Henderson is concerned, moreover, that the governments of these countries should spend money on things of more value to citizens. He writes, "what started off as a completely innocent, let's-help-the-poor-in-poor-countries proposal will end up, with government involved, as just one more way of government using force against its own people to buy goods for them that they regard as luxuries, preventing them from buying the goods that they need to make it to next year."

The implication is, of course, that if the governments were not buying these computers, they would be buying things people need. But this, too, is something he would oppose, because, as he notes, "governments are notoriously bad at getting resources into the right hands."

Well maybe, but the free market isn't more effective. The free market is notoriously willing to tolerate the existence of poor people. And typical free-market solutions, such as tax reductions, do not help poor people - a tax break on a $100 per annum income doesn't translate into much of an increase in purchasing power, nor is the corresponding tax break to a rich person likely to find its way into the hands of the poor (it will find its way into the hands of another rich person, or into an investment account).
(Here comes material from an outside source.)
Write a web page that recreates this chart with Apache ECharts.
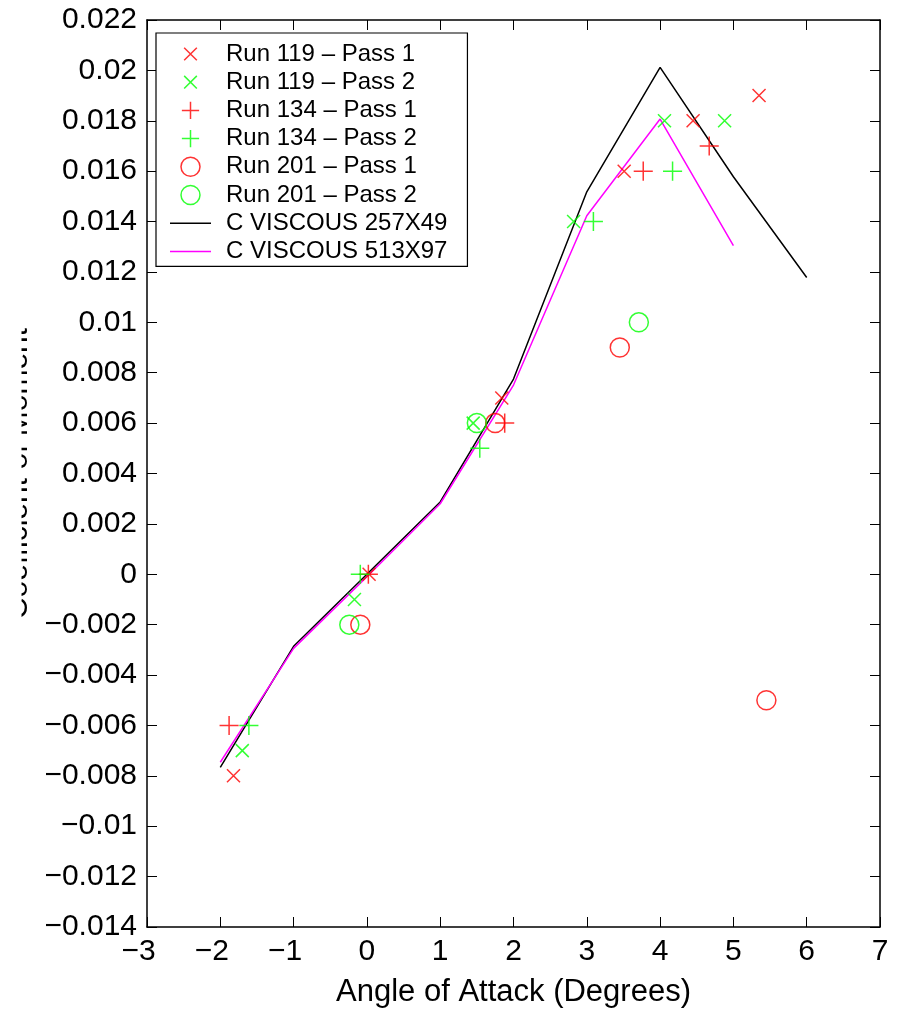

The fact is, unless the government provides resources to poor people, then because poor people do not have the resources to lift themselves out of poverty, they will remain poor and eventually die. It thus becomes a question of how best to provide for the needs of poor people, and while sustinance is of no doubt the top priority, so is giving such people the means to cease being poor.

Feeding people, and placing computers into their hands, in other words, cannot be and is not, as implied by the article, an either-or proposition. The $100 computer is intended as part of an overall strategy, one which aims not only at keeping people alive, but also at putting the means to lift themselves out of poverty into their hands. They should be combined with other programs, such as electrification, transportation and communications infrastructure, banking (and, for example, microloans) services, the rationalization of trade laws, and more.

Private enterprise and free markets do none of these things. They do not lift a country from nothing to something, because there is no profit in it. This is something most genuine capitalists recognize, which is why they routinely call on their various governments to provide these sorts of infrastructures, from roads to police and defense to universities and space programs. Most genuine capitalists regard this correctly as a pooling of their incomes, placed in the hands of a neutral agency, that will eventually produce new productive capacity and new markets.

This sort of wisdom seems to have escaped the writers on this site, however. They somehow believe that people can express economic choices without money, and that the engine of the marketplace will move to serve them without any reasonable expectation of profit.

This attitude is not only empirically wrong, it commits them to an economic and social policy that is repugnant and morally repelling.